Penulis: Mochammad Rizki

Nusantaratv.com - Polisi memutuskan menghentikan penyelidikan kasus dugaan pemerkosaan yang dilakukan seorang ayah terhadap ketiga anaknya di Kecamatan Malili, Kabupaten Luwu Timur, Sulawesi Selatan. Usia ketiga anak itu masih di bawah 10 tahun.

Ibu korban, RA, melaporkan tindakan asusila mantan suaminya, SA, ke pihak kepolisian pada 9 Oktober 2019. Terlapor adalah Aparatur Sipil Negara (ASN) di Kabupaten Luwu Timur.

Korban sempat ditangani Unit Pusat Pelayanan Terpadu Pemberdayaan Perempuan dan Anak (P2TP2A) Makassar pada Desember 2019.

Tapi, kasus tersebut dihentikan oleh penyidik Satuan Reserse Kriminal (Satreskrim) Polres Luwu Timur karena dianggap tidak ada bukti terkait laporan ibu korban.

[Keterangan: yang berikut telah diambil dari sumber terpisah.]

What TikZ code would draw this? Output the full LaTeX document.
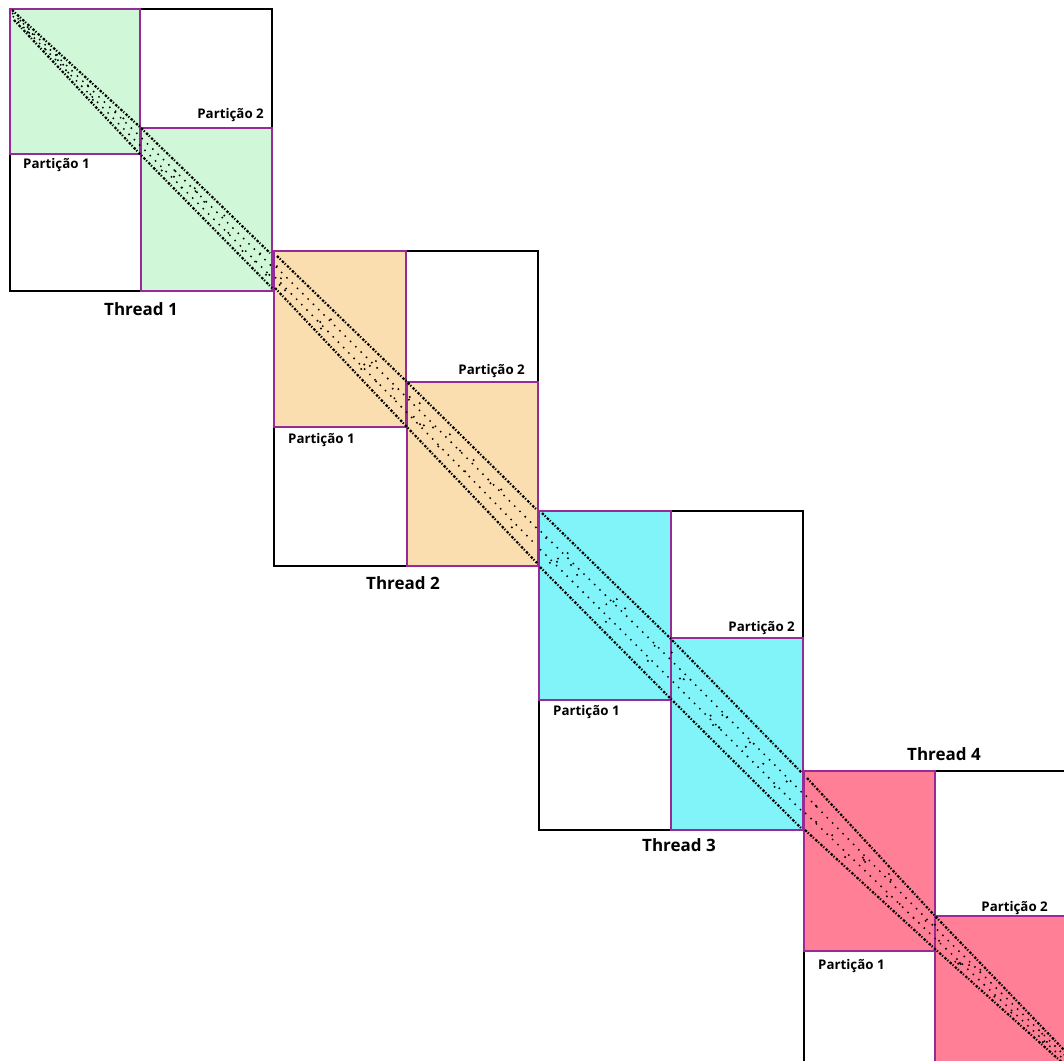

Kapolres Luwu Timur ketika itu, AKBP Leonardo Panji Wahyudi telah menerbitkan Surat Perintah Penghentian Penyelidikan (SP3) dalam kasus tersebut. Penyidik sama sekali tidak menemukan bukti fisik atau tanda-tanda kekerasan seksual yang dialami kedua anaknya.

"Setelah kita lakukan visum tidak ada tanda-tanda, selaput darah robek atau semacamnya," kata Leonardo saat dikonfirmasi.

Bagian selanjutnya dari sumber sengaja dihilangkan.